Warren Buffett’s Berkshire Hathaway recovers from coronavirus slowdown
(Reuters) -Warren Buffett’s Berkshire Hathaway Inc on Saturday said many of its businesses are enjoying strong recoveries from the early depths of the coronavirus pandemic, fueling rebounds in profits and revenue.
The company Buffett has run since 1965 also signaled the billionaire’s confidence in its future by repurchasing $6 billion of its own shares in the second quarter, even as its stock price regularly set new highs.
Omaha, Nebraska-based Berkshire’s manufacturing, service and retailing businesses suffered last year as economic activity plunged, job losses soared and shoppers stayed home.
But now, Berkshire said its BNSF railroad, namesake auto dealership and housing units are among many businesses seeing “significant” recoveries despite supply chain disruptions and higher costs, with earnings and revenue in some instances topping pre-pandemic levels.
Another sign of improvement was Berkshire’s decision not to repeat a caution in its previous quarterly results that other operating units still faced adverse effects from the pandemic.
Second-quarter operating profit rose 21% to $6.69 billion, or about $4,424 per Class A share, from $5.51 billion, or about $3,463 per share, a year earlier.
Net income rose 7% to $28.1 billion, or $18,488 per Class A share, bolstered by unrealized gains in Berkshire’s $192 billion of investments in Apple Inc, Bank of America Corp and American Express Corp.

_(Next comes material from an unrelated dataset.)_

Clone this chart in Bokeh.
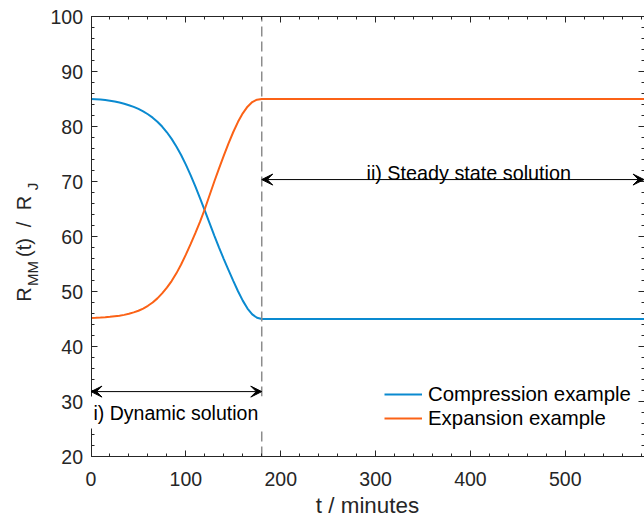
from bokeh.plotting import figure
from bokeh.models import (Range1d, LinearAxis, SingleIntervalTicker, FixedTicker, Arrow,
                          VeeHead, Label, Legend, LegendItem, CustomLabelingPolicy)
from bokeh.embed import file_html
from bokeh.resources import INLINE

# ---------------- data ----------------
t_dynamic = [0, 5, 10, 15, 20, 25, 30, 35, 40, 45, 50, 55, 60, 65, 70, 75, 80, 85, 90,
             95, 100, 105, 110, 115, 120, 125, 130, 135, 140, 145, 150, 155, 160, 165,
             170, 175, 180]
compression = [85.0, 84.97, 84.9, 84.8, 84.68, 84.53, 84.35, 84.13, 83.87, 83.56, 83.19,
               82.75, 82.23, 81.61, 80.87, 79.99, 78.95, 77.75, 76.37, 74.81, 73.07, 71.17,
               69.12, 66.95, 64.7, 62.42, 60.17, 57.99, 55.89, 53.89, 51.94, 50.04, 48.34,
               46.89, 45.84, 45.22, 45.0]
expansion = [45.2, 45.22, 45.27, 45.33, 45.4, 45.5, 45.6, 45.75, 45.95, 46.2, 46.5, 46.9,
             47.4, 48.0, 48.75, 49.65, 50.7, 51.9, 53.3, 54.9, 56.7, 58.6, 60.6, 62.7,
             65.0, 67.5, 70.0, 72.4, 74.7, 76.95, 79.0, 80.85, 82.4, 83.6, 84.45, 84.88, 85.0]
t_end = 583
compression_steady = 45.0
expansion_steady = 85.0
switch_time = 180
arrow_dynamic_level = 31.8
arrow_steady_level = 70.35

x_min, x_max = 0, t_end
y_min, y_max = 20, 100
x_tick_step, y_tick_step = 100, 10

t_all = t_dynamic + [t_end]
comp_all = compression + [compression_steady]
exp_all = expansion + [expansion_steady]

# ---------------- styling ----------------
FONT = "Liberation Sans"
AX = "#262626"
BLUE = "#0a8ad0"
ORANGE = "#fb6216"

W, H = 644, 518
# pixel box of the axes in the reference
FX0, FX1 = 90.5, 643.5
FY0, FY1 = 16.0, 456.0
SX = (FX1 - FX0) / (x_max - x_min)      # px per minute
SY = (FY1 - FY0) / (y_max - y_min)      # px per unit

# the frame covers the whole canvas; the axes box is drawn with fixed-location axes
view_x = (x_min - FX0 / SX, x_max + (W - FX1) / SX)
view_y = (y_min - (H - FY1) / SY, y_max + FY0 / SY)


def dx(px):
    return x_min + (px - FX0) / SX


def dy(py):
    return y_max - (py - FY0) / SY


p = figure(width=W, height=H, x_range=Range1d(*view_x), y_range=Range1d(*view_y),
           x_axis_location=None, y_axis_location=None,
           output_backend="svg", toolbar_location=None,
           min_border_left=0, min_border_right=0, min_border_top=0, min_border_bottom=0,
           background_fill_color="white", border_fill_color="white", outline_line_color=None)
p.xgrid.visible = False
p.ygrid.visible = False

hide_labels = CustomLabelingPolicy(code="return []")


def style(ax, labels=True, size="19.5px"):
    ax.axis_line_color = AX
    ax.axis_line_width = 1
    ax.major_tick_line_color = AX
    ax.minor_tick_line_color = AX
    ax.major_tick_in = 6
    ax.major_tick_out = 0
    ax.minor_tick_in = 3
    ax.minor_tick_out = 0
    ax.major_label_text_font = FONT
    ax.major_label_text_color = AX
    ax.major_label_text_font_size = size
    if not labels:
        ax.major_label_text_font_size = "0px"
        ax.major_label_standoff = 0
        ax.major_label_policy = hide_labels


def text_only(ax, size, standoff, color=AX):
    ax.axis_line_color = None
    ax.major_tick_line_color = None
    ax.minor_tick_line_color = None
    ax.major_tick_in = 0
    ax.major_tick_out = 0
    ax.minor_tick_in = 0
    ax.minor_tick_out = 0
    ax.major_label_text_font = FONT
    ax.major_label_text_color = color
    ax.major_label_text_font_size = size
    ax.major_label_standoff = standoff


def xticker():
    return SingleIntervalTicker(interval=x_tick_step, num_minor_ticks=5)


def yticker():
    return SingleIntervalTicker(interval=y_tick_step, num_minor_ticks=5)


# box axes
bottom = LinearAxis(fixed_location=y_min, bounds=(x_min, x_max), ticker=xticker())
style(bottom)
bottom.major_label_standoff = 15
p.add_layout(bottom, "below")

top = LinearAxis(fixed_location=y_max, bounds=(x_min, x_max), ticker=xticker())
style(top, labels=False)
p.add_layout(top, "above")

left = LinearAxis(fixed_location=x_min, bounds=(y_min, y_max), ticker=yticker())
style(left)
left.major_label_standoff = 8
p.add_layout(left, "left")

right = LinearAxis(fixed_location=x_max, bounds=(y_min, y_max), ticker=yticker())
style(right, labels=False)
p.add_layout(right, "right")

# x axis title, centred under the box
xlab_pos = round(dx((FX0 + FX1) / 2), 3)
xlab = LinearAxis(fixed_location=y_min, ticker=FixedTicker(ticks=[xlab_pos]),
                  major_label_overrides={xlab_pos: "t / minutes"})
text_only(xlab, "22.4px", 36)
p.add_layout(xlab, "below")

# y axis title R_MM(t) / R_J : main pieces and subscripts, rotated
main_pieces = {round(dy(294), 3): "R", round(dy(247), 3): "(t)",
               round(dy(224), 3): "/", round(dy(202.5), 3): "R"}
sub_pieces = {round(dy(273), 3): "MM", round(dy(186), 3): "J"}

ylab_main = LinearAxis(fixed_location=x_min, ticker=FixedTicker(ticks=list(main_pieces)),
                       major_label_overrides=main_pieces, major_label_orientation="vertical")
text_only(ylab_main, "20px", 56)
p.add_layout(ylab_main, "left")

ylab_sub = LinearAxis(fixed_location=x_min, ticker=FixedTicker(ticks=list(sub_pieces)),
                      major_label_overrides=sub_pieces, major_label_orientation="vertical")
text_only(ylab_sub, "15px", 50)
p.add_layout(ylab_sub, "left")

# ---------------- lines ----------------
r_comp = p.line(t_all, comp_all, line_color=BLUE, line_width=2)
r_exp = p.line(t_all, exp_all, line_color=ORANGE, line_width=2)

# text with a white box (covers the axis line, as in the reference)
p.add_layout(Label(x=dx(88), y=dy(412), text="i) Dynamic solution", text_font=FONT,
                   text_font_size="19.5px", text_color="black", text_baseline="alphabetic",
                   background_fill_color="white", padding=5))

# dashed separator at the switch time
p.segment(x0=[switch_time], y0=[y_min], x1=[switch_time], y1=[y_max],
          line_color="#8c8c8c", line_width=1.5, line_dash="10 5")

# ---------------- arrows ----------------
def head():
    return VeeHead(size=11, fill_color="black", line_color="black", line_width=1)


p.add_layout(Arrow(x_start=x_min, y_start=arrow_dynamic_level, x_end=switch_time,
                   y_end=arrow_dynamic_level, start=head(), end=head(),
                   line_color="black", line_width=1))
p.add_layout(Arrow(x_start=switch_time, y_start=arrow_steady_level, x_end=t_end,
                   y_end=arrow_steady_level, start=head(), end=head(),
                   line_color="black", line_width=1))

p.add_layout(Label(x=dx(366), y=dy(172), text="ii) Steady state solution", text_font=FONT,
                   text_font_size="19.8px", text_color="black", text_baseline="alphabetic"))

# ---------------- legend ----------------
legend = Legend(items=[LegendItem(label="Compression example", renderers=[r_comp]),
                       LegendItem(label="Expansion example", renderers=[r_exp])],
                location=(384, 88), glyph_width=38, glyph_height=24, label_height=24,
                label_standoff=6, spacing=0, padding=0, margin=0,
                label_text_font=FONT, label_text_font_size="20.4px", label_text_color="black",
                border_line_alpha=0, background_fill_alpha=0)
p.add_layout(legend)

open("out.html", "w").write(file_html(p, INLINE))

Revenue jumped 22% to $69.1 billion. Berkshire also owns such businesses as the Geico auto insurer and See’s Candies.
Results were “pretty strong, reflecting broad economic strength,” said Jim Shanahan, an Edward Jones analyst. He rates Berkshire “buy” and raised his earnings forecast through 2022.

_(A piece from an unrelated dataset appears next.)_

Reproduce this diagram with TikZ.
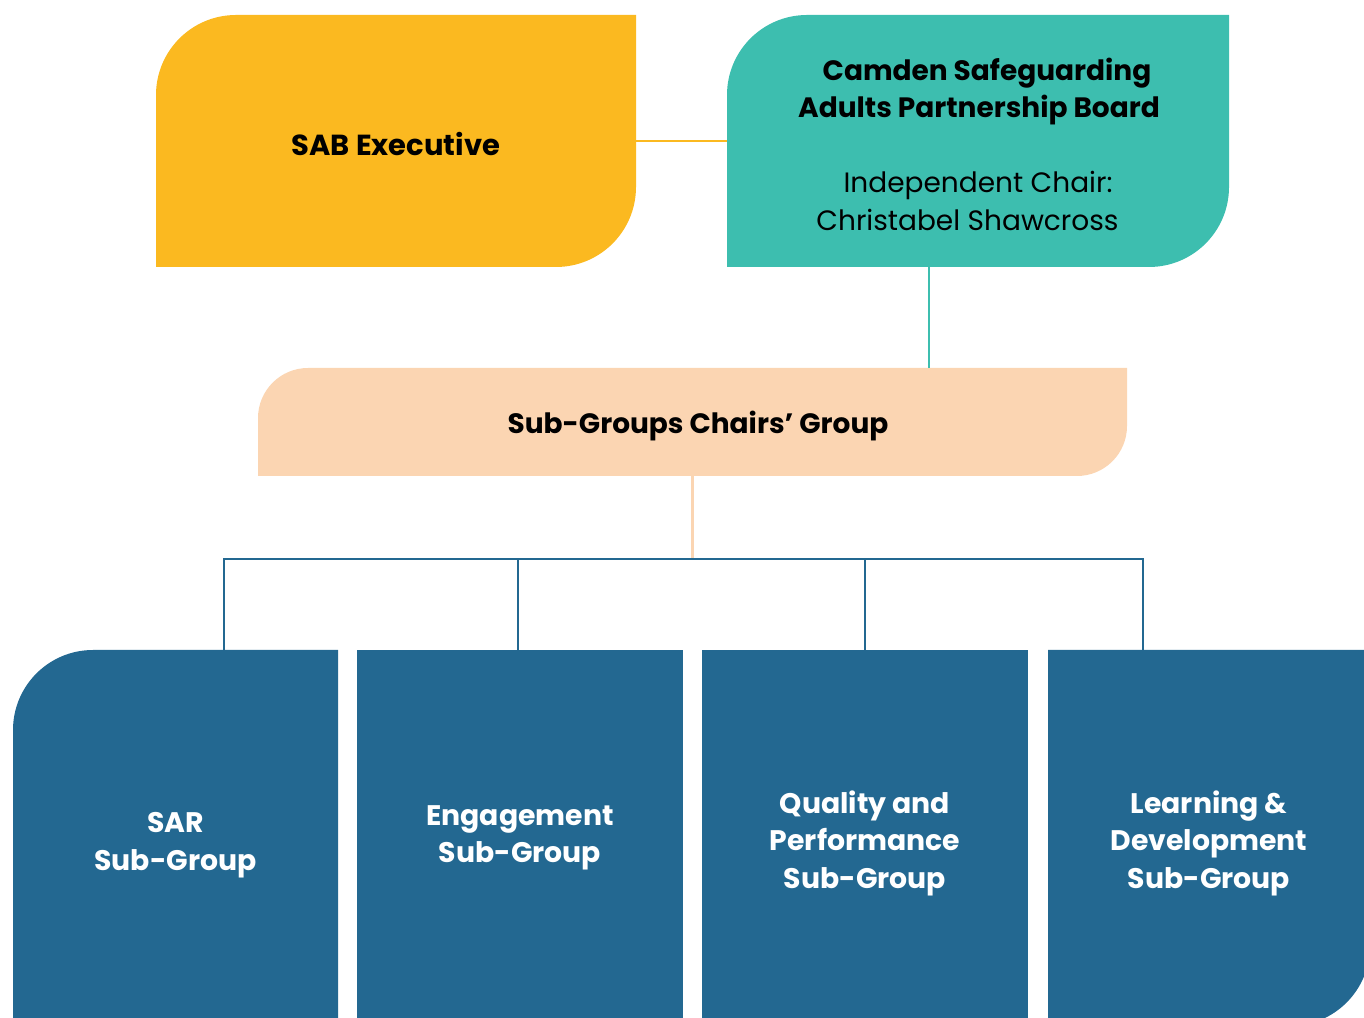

Many U.S. companies have improved results as the economy rebounds.
Goldman Sachs this month raised its 2021 earnings forecast for Standard & Poor’s 500 companies, implying 45% annual growth.
The second quarter was also notable for Buffett’s revealing that if he were to step down, Berkshire’s next chief executive would be Greg Abel, a vice chairman overseeing Berkshire’s non-insurance businesses. Buffett turns 91 on Aug. 30.

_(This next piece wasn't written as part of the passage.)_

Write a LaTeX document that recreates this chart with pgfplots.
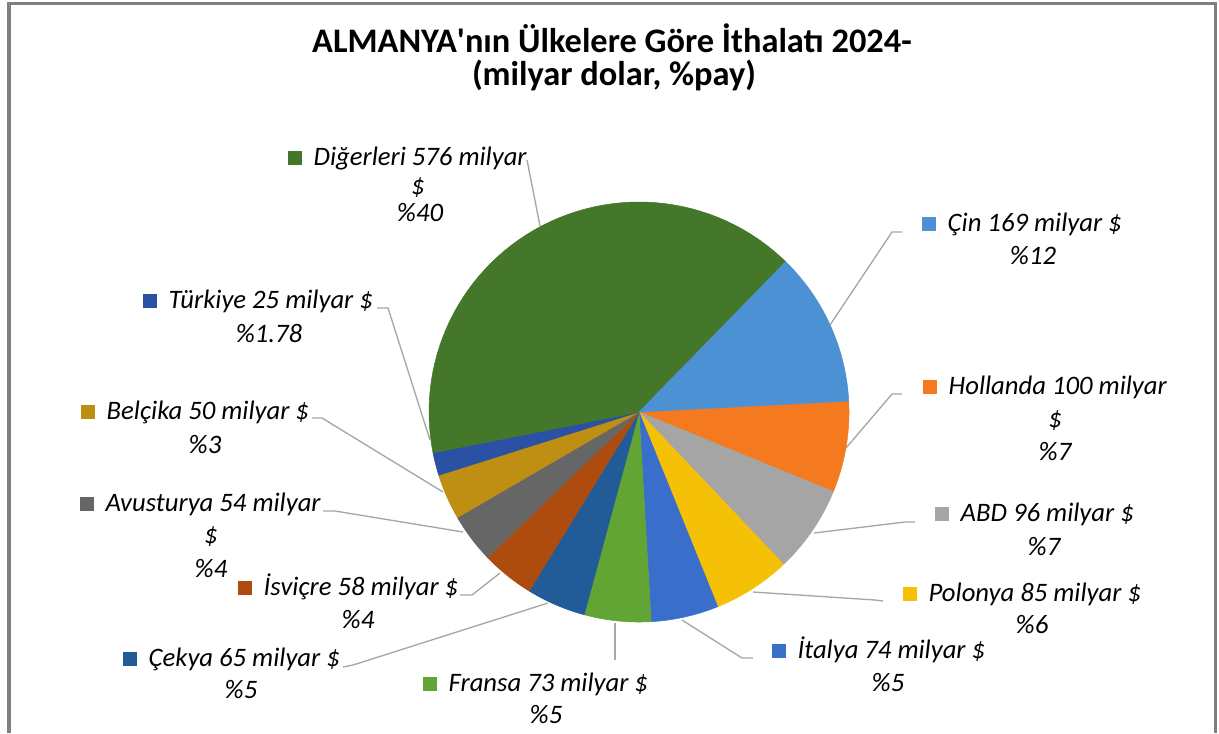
\documentclass[border=0pt]{standalone}
\usepackage{pgfplots}
\pgfplotsset{compat=1.18}
\usepackage{fontspec}
\setmainfont{Carlito}
\definecolor{cDig}{HTML}{44772A}
\definecolor{cCin}{HTML}{4B91D4}
\definecolor{cHol}{HTML}{F57A1F}
\definecolor{cABD}{HTML}{A5A5A5}
\definecolor{cPol}{HTML}{F5C106}
\definecolor{cIta}{HTML}{3A6ECB}
\definecolor{cFra}{HTML}{63A534}
\definecolor{cCek}{HTML}{215C98}
\definecolor{cIsv}{HTML}{AE4C0F}
\definecolor{cAvu}{HTML}{666666}
\definecolor{cBel}{HTML}{BE8F12}
\definecolor{cTur}{HTML}{2A51A3}
\definecolor{frame}{HTML}{808080}
\definecolor{leader}{HTML}{A6A6A6}
\newcommand\cum{0}
\newcommand\slice[2]{%
  \pgfmathsetmacro\aA{3-\cum/1425*360}%
  \pgfmathsetmacro\cumB{\cum+#1}%
  \pgfmathsetmacro\aB{3-\cumB/1425*360}%
  \xdef\cum{\cumB}%
  \edef\tmp{\noexpand\addplot[fill=#2, draw=#2, line width=0.4pt, domain=\aB:\aA, samples=60] ({639+210*cos(x)},{412-210*sin(x)}) -- (axis cs:639,412) -- cycle;}%
  \tmp}
\newcommand\mk[1]{\textcolor{#1}{\rule{10.5pt}{10.5pt}}\hspace{9pt}}
\newcommand\lf{\fontsize{20pt}{24pt}\selectfont\itshape}
\begin{document}
\begin{tikzpicture}
\begin{axis}[
  width=914.25pt, height=549.75pt, scale only axis,
  xmin=0, xmax=1219, ymin=0, ymax=733, y dir=reverse,
  hide axis, clip=false,
  every node/.style={inner sep=0pt, outer sep=0pt},
  leader/.style={color=leader, line width=1pt, mark=none},
]
% slices, clockwise from 3 deg
\slice{100}{cHol}
\slice{96}{cABD}
\slice{85}{cPol}
\slice{74}{cIta}
\slice{73}{cFra}
\slice{65}{cCek}
\slice{58}{cIsv}
\slice{54}{cAvu}
\slice{50}{cBel}
\slice{25}{cTur}
\slice{576}{cDig}
\slice{169}{cCin}
% leader lines
\addplot[leader] coordinates {(527,160) (540,226)};
\addplot[leader] coordinates {(902,232) (892,232) (830,325)};
\addplot[leader] coordinates {(902,394) (892,394) (846,448)};
\addplot[leader] coordinates {(915,522) (905,522) (814,533)};
\addplot[leader] coordinates {(883,601) (875,600) (753,592)};
\addplot[leader] coordinates {(753,658) (742,658) (682,620)};
\addplot[leader] coordinates {(615,660) (615,623)};
\addplot[leader] coordinates {(343,667) (353,665) (548,603)};
\addplot[leader] coordinates {(460,595) (472,595) (500,573)};
\addplot[leader] coordinates {(323,511) (335,511) (463,532)};
\addplot[leader] coordinates {(312,418) (322,418) (443,492)};
\addplot[leader] coordinates {(377,308) (388,308) (430,440)};
% frame
\draw[frame, line width=2.6pt] (axis cs:9,733) -- (axis cs:9,3.7) -- (axis cs:1215.7,3.7) -- (axis cs:1215.7,733);
% title
\node[anchor=base, font=\fontsize{25.8pt}{30pt}\selectfont\bfseries] at (axis cs:612,52) {ALMANYA\textquotesingle nın Ülkelere Göre İthalatı 2024-};
\node[anchor=base, font=\fontsize{25.8pt}{30pt}\selectfont\bfseries] at (axis cs:614,85) {(milyar dolar, \%pay)};
% labels
\node[anchor=base west, font=\lf] at (axis cs:283,165) {\mk{cDig}Diğerleri 576 milyar};
\node[anchor=base, font=\lf] at (axis cs:418,194) {\$};
\node[anchor=base, font=\lf] at (axis cs:420,221) {\%40};
\node[anchor=base west, font=\lf] at (axis cs:917,231) {\mk{cCin}Çin 169 milyar \$};
\node[anchor=base, font=\lf] at (axis cs:1033,264) {\%12};
\node[anchor=base west, font=\lf] at (axis cs:918,394) {\mk{cHol}Hollanda 100 milyar};
\node[anchor=base, font=\lf] at (axis cs:1055,427) {\$};
\node[anchor=base, font=\lf] at (axis cs:1055,460) {\%7};
\node[anchor=base west, font=\lf] at (axis cs:930,521) {\mk{cABD}ABD 96 milyar \$};
\node[anchor=base, font=\lf] at (axis cs:1044,555) {\%7};
\node[anchor=base west, font=\lf] at (axis cs:898,601) {\mk{cPol}Polonya 85 milyar \$};
\node[anchor=base, font=\lf] at (axis cs:1032,633) {\%6};
\node[anchor=base west, font=\lf] at (axis cs:767,658) {\mk{cIta}İtalya 74 milyar \$};
\node[anchor=base, font=\lf] at (axis cs:888,691) {\%5};
\node[anchor=base west, font=\lf] at (axis cs:418,691) {\mk{cFra}Fransa 73 milyar \$};
\node[anchor=base, font=\lf] at (axis cs:546,723) {\%5};
\node[anchor=base west, font=\lf] at (axis cs:118,666) {\mk{cCek}Çekya 65 milyar \$};
\node[anchor=base, font=\lf] at (axis cs:241,698) {\%5};
\node[anchor=base west, font=\lf] at (axis cs:233,595) {\mk{cIsv}İsviçre 58 milyar \$};
\node[anchor=base, font=\lf] at (axis cs:358,628) {\%4};
\node[anchor=base west, font=\lf] at (axis cs:75,511) {\mk{cAvu}Avusturya 54 milyar};
\node[anchor=base, font=\lf] at (axis cs:211,543) {\$};
\node[anchor=base, font=\lf] at (axis cs:211,577) {\%4};
\node[anchor=base west, font=\lf] at (axis cs:76,419) {\mk{cBel}Belçika 50 milyar \$};
\node[anchor=base, font=\lf] at (axis cs:205,453) {\%3};
\node[anchor=base west, font=\lf] at (axis cs:138,308) {\mk{cTur}Türkiye 25 milyar \$};
\node[anchor=base, font=\lf] at (axis cs:269,342) {\%1.78};
\end{axis}
\pgfresetboundingbox
\path (current axis.south west) rectangle (current axis.north east);
\end{tikzpicture}
\end{document}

Berkshire’s buybacks, including at least $1.7 billion in July when its share count declined further, boosted total share repurchases to about $39 billion since the end of 2019.
Buffett has aggressively repurchased Berkshire shares as high stock market valuations and the growth of special purpose acquisition companies, which take private companies public, make buying whole companies appear too costly.
“It’s a killer,” Buffett said at Berkshire’s annual meeting on May 1, referring to SPACs.
Valuations may have also played a role in Berkshire’s selling $1.1 billion more stocks than it bought in the quarter.
The net selling is one reason Berkshire ended June with $144.1 billion of cash and equivalents, despite the buybacks.
Berkshire’s share price is up 23.7% in 2021, topping the S&P 500’s 18.1% gain, after trailing the index significantly in 2019 and 2020.
“It’s very clear they’re having difficulty deploying capital in public markets,” Shanahan said. “Given the valuation of the stock, we should expect Berkshire’s buybacks to be the preferred source of capital deployment.”
BNSF’s profit surged 34% to $1.52 billion, as retailers replenished inventories and demand swelled for building products, grain and coal.
First-half vehicle sales grew 30% at the Berkshire Hathaway Automotive dealerships.
Homebuying also rebounded, boosting quarterly reported profit 43% at Clayton Homes mobile homes and 129% at Berkshire’s namesake real estate brokerage.
The brokerage is part of Berkshire Hathaway Energy, where wind power tax credits helped increase profit 17%.
Some businesses fared less well.
Geico’s pretax underwriting profit fell 70% as people drove, and crashed, more often. Rivals including Allstate Corp and Progressive Corp have also reported more accidents.
Berkshire also said revenue fell 9% at Precision Castparts, the aircraft and industrial parts maker it wrote down by $9.8 billion in 2020 as airlines slashed plane orders. It said a big rebound is not likely soon because customers have enough parts.